Perhaps, however, according to Rav Farbstein’s understanding, there might be room to distinguish between two different modern cases. He argues that it is the father who retains the “right” to be מוריש his estate even after his death as to however he saw fit to do so in his life and Rav Farbstein extends this even to a child conceived well after his death. Perhaps that might only be relevant to a case where the couple was actively seeking assistance in conceiving prior to his death and a sperm sample was already obtained. Since it is demonstrably true that the father was actively interested in fathering children, it makes sense to presumptively posit that he would have wanted his ability to be מוריש to extend to this, as of yet unconceived child as well. However, in situations where the widow or the family wants to obtain a post mortem sperm sample [leaving aside the question of the halakhic propriety of such an act], it might be harder to argue that the father ever had such a child in mind and therefore, might be inappropriate to presumptively posit that he would have wanted his ability to be מוריש to extend to such a child as well.

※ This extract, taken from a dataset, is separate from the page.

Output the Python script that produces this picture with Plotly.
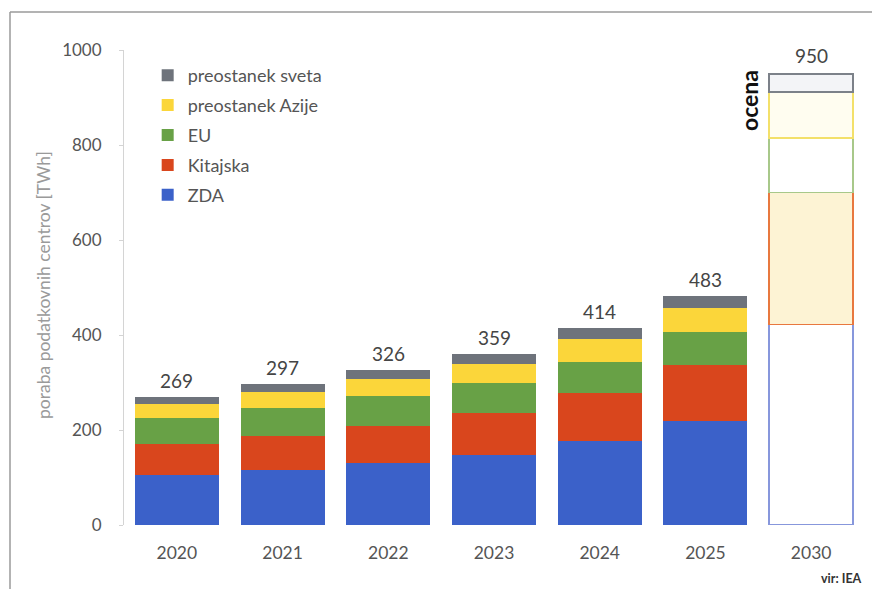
import plotly.graph_objects as go

years = ["2020", "2021", "2022", "2023", "2024", "2025", "2030"]
zda = [105, 115, 130, 148, 176, 218, 422]
kitajska = [65, 72, 78, 88, 102, 119, 278]
eu = [55, 60, 63, 62, 66, 70, 115]
azija = [30, 32, 36, 40, 48, 50, 97]
svet = [14, 18, 19, 21, 22, 26, 38]
totals = [269, 297, 326, 359, 414, 483, 950]

names = ["ZDA", "Kitajska", "EU", "preostanek Azije", "preostanek sveta"]
series = [zda, kitajska, eu, azija, svet]
solid = ["#3b61c9", "#d9461d", "#68a146", "#fbd63a", "#6e737b"]
fill_2030 = ["#ffffff", "#fdf3d4", "#ffffff", "#fffdf0", "#f3f4f7"]
line_2030 = ["#8797dc", "#e8783f", "#a8c88a", "#f3e06a", "#7c8189"]

FONT = "Lato"
fig = go.Figure()
n = len(years)
for i, (name, vals, c, f, lc) in enumerate(zip(names, series, solid, fill_2030, line_2030)):
    fig.add_trace(go.Bar(
        x=years, y=vals, name=name, legendgroup=name, legendrank=1000 - i,
        marker=dict(
            color=[c] * (n - 1) + [f],
            line=dict(color=[c] * (n - 1) + [lc], width=[0] * (n - 1) + [1.8]),
        ),
        hoverinfo="x+y+name",
    ))

for idx, (yr, t) in enumerate(zip(years, totals)):
    fig.add_annotation(x=idx, y=t, text=str(t), showarrow=False, yanchor="bottom",
                       xanchor="center", yshift=3 if yr != "2030" else 5,
                       font=dict(family=FONT, size=19, color="#454545"))

# y axis title
fig.add_annotation(xref="paper", yref="paper", x=(43 - 124) / 740, y=(525 - 285) / 475,
                   xanchor="center", yanchor="middle",
                   text="poraba podatkovnih centrov [TWh]", textangle=-90, showarrow=False,
                   font=dict(family=FONT, size=17.5, color="#9a9a9a"))
# ocena
fig.add_annotation(xref="paper", yref="paper", x=(749 - 124) / 740, y=(525 - 101) / 475,
                   xanchor="center", yanchor="middle",
                   text="<b>ocena</b>", textangle=-90, showarrow=False,
                   font=dict(family=FONT, size=23, color="#111111"))
# source
fig.add_annotation(xref="paper", yref="paper", x=(841 - 124) / 740, y=(525 - 578) / 475,
                   xanchor="center", yanchor="middle",
                   text="<b>vir: IEA</b>", showarrow=False,
                   font=dict(family=FONT, size=12.5, color="#333333"))

# frame lines (top and left)
fig.add_shape(type="line", xref="paper", yref="paper",
              x0=(10 - 124) / 740, x1=(880 - 124) / 740, y0=1 + 38 / 475, y1=1 + 38 / 475,
              line=dict(color="#9a9a9a", width=1.5))
fig.add_shape(type="line", xref="paper", yref="paper",
              x0=(10 - 124) / 740, x1=(10 - 124) / 740, y0=1 + 38 / 475, y1=-(600 - 525) / 475,
              line=dict(color="#9a9a9a", width=1.5))

fig.update_layout(
    width=872, height=589,
    margin=dict(l=124, r=8, t=50, b=64, autoexpand=False),
    paper_bgcolor="white", plot_bgcolor="white",
    barmode="stack", bargap=0.205,
    font=dict(family=FONT, color="#555555"),
    showlegend=True,
    legend=dict(x=0.032, y=(525 - 57) / 475, xanchor="left", yanchor="top",
                traceorder="grouped", tracegroupgap=3.5, itemwidth=30,
                font=dict(family=FONT, size=18, color="#555555"),
                bgcolor="rgba(0,0,0,0)", itemclick=False),
    xaxis=dict(type="category", range=[-0.5, len(years) - 0.5], showline=False, ticks="",
               showgrid=False, ticklabelstandoff=15,
               tickfont=dict(family=FONT, size=17.5, color="#555555")),
    yaxis=dict(range=[0, 1000], tickvals=[0, 200, 400, 600, 800, 1000],
               showgrid=False, zeroline=False, showline=True, linecolor="#d4d4d4", linewidth=1,
               ticks="outside", ticklen=4, tickcolor="#d4d4d4", ticklabelstandoff=14,
               tickfont=dict(family=FONT, size=17, color="#555555")),
)

fig.write_html("out.html")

That said, if the couple was trying to have a child but were as of yet unsuccessful, perhaps such a presumption would be appropriate and the child would indeed inherit. But even in that case, it would only make sense if it was the widow herself who was going to be that child’s mother (meaning, that IVF would be done with her eggs). However, in a situation where the parents of the father wish to obtain a sperm sample to be used with another woman’s (not the widow’s) eggs, there would be no room to argue that the potential child would inherit the father’s estate.